-- Start of COLLECTED MATERIAL --
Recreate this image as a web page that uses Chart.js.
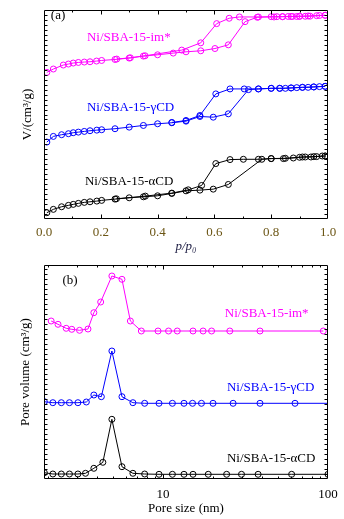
<!DOCTYPE html>
<html>
<head>
<meta charset="utf-8">
<script src="https://cdn.jsdelivr.net/npm/chart.js@4.4.1/dist/chart.umd.min.js"></script>
<style>
  html, body { margin: 0; padding: 0; background: #fff; }
  #wrap { position: relative; width: 344px; height: 519px; }
  .panel { position: absolute; left: 0; width: 344px; }
</style>
</head>
<body>
<div id="wrap">
  <div class="panel" style="top:0;height:255px"><canvas id="isoChart"></canvas></div>
  <div class="panel" style="top:255px;height:264px"><canvas id="poreChart"></canvas></div>
</div>
<script>
// (a) N2 isotherms, offset volume (arbitrary units)
const imAdsP = [0.01, 0.033, 0.068, 0.086, 0.103, 0.121, 0.142, 0.162, 0.185, 0.203, 0.25, 0.30, 0.35, 0.40, 0.455, 0.50, 0.552, 0.602, 0.649, 0.708, 0.751, 0.80, 0.82, 0.84, 0.86, 0.875, 0.89, 0.90, 0.92, 0.937, 0.97, 0.99];
const imAdsV = [147.3, 150.7, 154.7, 155.7, 156.7, 157.3, 157.7, 158, 158.7, 159.3, 160.3, 161.7, 163.7, 165, 166.7, 168, 169, 171.3, 175, 198.3, 202.7, 203.3, 203.3, 203.3, 203.5, 203.5, 203.5, 203.7, 203.7, 203.8, 204.5, 204.7];
const imDesP = [0.99, 0.96, 0.93, 0.90, 0.87, 0.84, 0.81, 0.755, 0.688, 0.652, 0.608, 0.552, 0.485, 0.356, 0.304, 0.256];
const imDesV = [204.7, 204.3, 204, 203.7, 203.5, 203.3, 203, 203, 203, 201.7, 196.3, 177, 169.7, 164, 162, 160.7];

const gAdsP = [0.01, 0.033, 0.062, 0.086, 0.103, 0.121, 0.142, 0.162, 0.186, 0.203, 0.25, 0.30, 0.35, 0.40, 0.45, 0.50, 0.549, 0.596, 0.649, 0.72, 0.755, 0.80, 0.83, 0.85, 0.87, 0.89, 0.91, 0.93, 0.95, 0.97, 0.99];
const gAdsV = [77.3, 83, 84.7, 85.7, 86.7, 87.3, 88, 88.7, 89.3, 89.7, 90.7, 92.3, 94, 95.7, 96.7, 98.3, 103, 102.3, 105.7, 130, 130.7, 131.3, 131.3, 131.3, 131.7, 132, 132.3, 132.3, 132.7, 133, 133.3];
const gDesP = [0.99, 0.95, 0.91, 0.87, 0.83, 0.80, 0.755, 0.705, 0.655, 0.605, 0.549, 0.50, 0.45];
const gDesV = [133.3, 132.7, 132.3, 131.7, 131.3, 131.3, 130.7, 130.7, 130.7, 125.7, 104, 99, 97];

const aAdsP = [0.01, 0.033, 0.062, 0.086, 0.103, 0.121, 0.142, 0.162, 0.186, 0.203, 0.25, 0.30, 0.35, 0.40, 0.45, 0.50, 0.549, 0.596, 0.649, 0.767, 0.80, 0.843, 0.878, 0.90, 0.92, 0.94, 0.96, 0.98, 0.99];
const aAdsV = [6.3, 9.7, 12.3, 13.7, 14.7, 15.7, 16.7, 17.3, 18, 18.7, 20, 21.3, 22.3, 23.3, 25.7, 28.3, 29, 30, 34.7, 60, 60.7, 60.7, 61.3, 62, 62.3, 62.3, 62.7, 63.3, 63.3];
const aDesP = [0.99, 0.95, 0.91, 0.85, 0.80, 0.755, 0.702, 0.655, 0.605, 0.555, 0.508, 0.45, 0.357, 0.255];
const aDesV = [63.3, 62.7, 62.3, 61, 60.7, 60, 60, 59.7, 55.7, 33.7, 29.3, 26, 23, 20.3];

// (b) pore size distribution, offset (arbitrary units)
const imPore = [2.10, 2.31, 2.59, 2.80, 3.12, 3.51, 3.81, 4.19, 4.90, 5.64, 6.34, 7.39, 9.33, 10.8, 12.2, 15.2, 17.5, 19.7, 25.4, 38.7, 93.6];
const imVol = [158, 154.7, 150.7, 149.7, 148.7, 150, 166.3, 177, 203, 199.7, 158, 148, 148, 148, 148, 148, 148, 148, 148, 148, 148];
const gPore = [1.91, 2.15, 2.42, 2.71, 3.05, 3.43, 3.81, 4.23, 4.90, 5.64, 6.57, 7.74, 9.46, 11.4, 13.4, 15.1, 17.1, 20.1, 26.6, 38.7, 63.1, 130];
const gVol = [77.3, 76.3, 76.3, 76.3, 76.3, 77, 84, 82.3, 128, 82.3, 76.3, 75.7, 75.7, 75.7, 75.7, 75.7, 75.7, 75.7, 75.7, 75.7, 75.7, 75.7];
const aPore = [1.91, 2.15, 2.42, 2.71, 3.05, 3.39, 3.81, 4.32, 4.90, 5.64, 6.57, 7.74, 9.46, 11.4, 13.4, 15.2, 18.8, 24.3, 29.9, 37.7, 60.2, 100];
const aVol = [6.3, 5, 5, 5, 5, 5.7, 10.7, 16.7, 59.7, 12.3, 5.7, 5, 4.7, 4.7, 4.7, 4.7, 4.7, 4.7, 4.7, 4.7, 4.7, 4.7];

const pTicks = [0, 0.2, 0.4, 0.6, 0.8, 1.0];
const poreTickLabels = [10, 100];

const MAGENTA = '#ff00ff';
const BLUE = '#0000ff';
const BLACK = '#000000';
const FONT = '"Liberation Serif", "Times New Roman", serif';

const toXY = (xs, ys) => xs.map((x, i) => ({ x: x, y: ys[i] }));

function series(xs, ys, color) {
  return {
    data: toXY(xs, ys),
    showLine: true,
    borderColor: color,
    backgroundColor: 'rgba(0,0,0,0)',
    borderWidth: 1,
    pointRadius: 3,
    pointBorderWidth: 1,
    pointBorderColor: color,
    pointBackgroundColor: 'rgba(0,0,0,0)',
    pointHoverRadius: 3,
  };
}

// box around the plot, inward ticks on all four sides, in-plot labels
function frameTicks(xTicks, yTicks, notes) {
  return {
    id: 'frameTicks',
    afterDatasetsDraw(chart) {
      const { ctx, chartArea: a } = chart;
      const xs = chart.scales.x, ys = chart.scales.y;
      const L = Math.round(a.left) + 0.5, R = Math.round(a.right) - 0.5;
      const T = Math.round(a.top) + 0.5, B = Math.round(a.bottom) - 0.5;
      ctx.save();
      ctx.strokeStyle = '#000';
      ctx.lineWidth = 1;
      ctx.beginPath();
      ctx.rect(L, T, R - L, B - T);
      xTicks.forEach(([v, len]) => {
        const px = Math.round(xs.getPixelForValue(v)) + 0.5;
        ctx.moveTo(px, B); ctx.lineTo(px, B - len);
        ctx.moveTo(px, T); ctx.lineTo(px, T + len);
      });
      yTicks.forEach(([v, len]) => {
        const py = Math.round(ys.getPixelForValue(v)) + 0.5;
        ctx.moveTo(L, py); ctx.lineTo(L + len, py);
        ctx.moveTo(R, py); ctx.lineTo(R - len, py);
      });
      ctx.stroke();
      ctx.font = '13px ' + FONT;
      ctx.textAlign = 'left';
      ctx.textBaseline = 'middle';
      notes.forEach(n => {
        ctx.fillStyle = n.color;
        ctx.fillText(n.text, xs.getPixelForValue(n.x), ys.getPixelForValue(n.y));
      });
      ctx.restore();
    }
  };
}

function yMinor(max, step) {
  const out = [];
  for (let v = step; v < max; v += step) out.push([v, 3]);
  return out;
}

// ---------- (a) ----------
const isoXTicks = [];
for (let i = 1; i < 10; i++) isoXTicks.push([i / 10, i % 2 === 0 ? 4 : 2]);

new Chart(document.getElementById('isoChart'), {
  type: 'scatter',
  data: {
    datasets: [
      series(imAdsP, imAdsV, MAGENTA), series(imDesP, imDesV, MAGENTA),
      series(gAdsP, gAdsV, BLUE), series(gDesP, gDesV, BLUE),
      series(aAdsP, aAdsV, BLACK), series(aDesP, aDesV, BLACK),
    ]
  },
  options: {
    responsive: true,
    maintainAspectRatio: false,
    animation: false,
    devicePixelRatio: 1,
    layout: { padding: { top: 10, right: 16, left: 0, bottom: 0 } },
    plugins: { legend: { display: false }, tooltip: { enabled: false } },
    scales: {
      x: {
        type: 'linear', min: 0, max: 1,
        grid: { display: false }, border: { display: false },
        afterFit: s => { s.height = 36; },
        afterBuildTicks: s => { s.ticks = pTicks.map(v => ({ value: v })); },
        ticks: {
          padding: -2, color: '#6b5514', maxRotation: 0,
          font: { family: FONT, size: 13 },
          callback: v => v.toFixed(1)
        },
        title: {
          display: true, text: 'p/p₀', color: '#1a1a40', padding: { top: 0, bottom: 1 },
          font: { family: FONT, size: 13, style: 'italic' }
        }
      },
      y: {
        type: 'linear', min: 0, max: 210,
        grid: { display: false }, border: { display: false },
        ticks: { display: false },
        afterFit: s => { s.width = 44; },
        title: {
          display: true, text: 'V/(cm³/g)', color: '#000', padding: { top: 20, bottom: 0 },
          font: { family: FONT, size: 13 }
        }
      }
    }
  },
  plugins: [frameTicks(isoXTicks, yMinor(210, 5), [
    { text: '(a)', x: 0.024, y: 204, color: BLACK },
    { text: 'Ni/SBA-15-im*', x: 0.151, y: 182, color: MAGENTA },
    { text: 'Ni/SBA-15-γCD', x: 0.151, y: 112, color: BLUE },
    { text: 'Ni/SBA-15-αCD', x: 0.144, y: 37.3, color: BLACK },
  ])]
});

// ---------- (b) ----------
const poreXTicks = [];
[1, 10].forEach(d => {
  for (let m = 2; m <= 9; m++) poreXTicks.push([m * d, 2]);
});
poreXTicks.push([10, 4]);

new Chart(document.getElementById('poreChart'), {
  type: 'scatter',
  data: {
    datasets: [
      series(imPore, imVol, MAGENTA),
      series(gPore, gVol, BLUE),
      series(aPore, aVol, BLACK),
    ]
  },
  options: {
    responsive: true,
    maintainAspectRatio: false,
    animation: false,
    devicePixelRatio: 1,
    layout: { padding: { top: 10, right: 16, left: 0, bottom: 0 } },
    plugins: { legend: { display: false }, tooltip: { enabled: false } },
    scales: {
      x: {
        type: 'logarithmic', min: 1.9, max: 100,
        grid: { display: false }, border: { display: false },
        afterFit: s => { s.height = 40; },
        afterBuildTicks: s => { s.ticks = poreTickLabels.map(v => ({ value: v })); },
        ticks: {
          padding: 0, color: '#000', maxRotation: 0, autoSkip: false,
          font: { family: FONT, size: 13 },
          callback: v => String(v)
        },
        title: {
          display: true, text: 'Pore size (nm)', color: '#000', padding: { top: 0, bottom: 3 },
          font: { family: FONT, size: 13 }
        }
      },
      y: {
        type: 'linear', min: 0, max: 214,
        grid: { display: false }, border: { display: false },
        ticks: { display: false },
        afterFit: s => { s.width = 44; },
        title: {
          display: true, text: 'Pore volume (cm³/g)', color: '#000', padding: { top: 18, bottom: 0 },
          font: { family: FONT, size: 13 }
        }
      }
    }
  },
  plugins: [frameTicks(poreXTicks, yMinor(214, 5), [
    { text: '(b)', x: 2.46, y: 198.3, color: BLACK },
    { text: 'Ni/SBA-15-im*', x: 23.7, y: 165, color: MAGENTA },
    { text: 'Ni/SBA-15-γCD', x: 24.4, y: 91, color: BLUE },
    { text: 'Ni/SBA-15-αCD', x: 24.4, y: 20, color: BLACK },
  ])]
});
</script>
</body>
</html>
-- End of COLLECTED MATERIAL --
__STATED EXERCISE__
Begin at the first line of the material and copy each line exactly through the one containing "164, 162, 160.7];". Omit pictures.

__COMPLETED EXERCISE__
Recreate this image as a web page that uses Chart.js.
<!DOCTYPE html>
<html>
<head>
<meta charset="utf-8">
<script src="https://cdn.jsdelivr.net/npm/chart.js@4.4.1/dist/chart.umd.min.js"></script>
<style>
  html, body { margin: 0; padding: 0; background: #fff; }
  #wrap { position: relative; width: 344px; height: 519px; }
  .panel { position: absolute; left: 0; width: 344px; }
</style>
</head>
<body>
<div id="wrap">
  <div class="panel" style="top:0;height:255px"><canvas id="isoChart"></canvas></div>
  <div class="panel" style="top:255px;height:264px"><canvas id="poreChart"></canvas></div>
</div>
<script>
// (a) N2 isotherms, offset volume (arbitrary units)
const imAdsP = [0.01, 0.033, 0.068, 0.086, 0.103, 0.121, 0.142, 0.162, 0.185, 0.203, 0.25, 0.30, 0.35, 0.40, 0.455, 0.50, 0.552, 0.602, 0.649, 0.708, 0.751, 0.80, 0.82, 0.84, 0.86, 0.875, 0.89, 0.90, 0.92, 0.937, 0.97, 0.99];
const imAdsV = [147.3, 150.7, 154.7, 155.7, 156.7, 157.3, 157.7, 158, 158.7, 159.3, 160.3, 161.7, 163.7, 165, 166.7, 168, 169, 171.3, 175, 198.3, 202.7, 203.3, 203.3, 203.3, 203.5, 203.5, 203.5, 203.7, 203.7, 203.8, 204.5, 204.7];
const imDesP = [0.99, 0.96, 0.93, 0.90, 0.87, 0.84, 0.81, 0.755, 0.688, 0.652, 0.608, 0.552, 0.485, 0.356, 0.304, 0.256];
const imDesV = [204.7, 204.3, 204, 203.7, 203.5, 203.3, 203, 203, 203, 201.7, 196.3, 177, 169.7, 164, 162, 160.7];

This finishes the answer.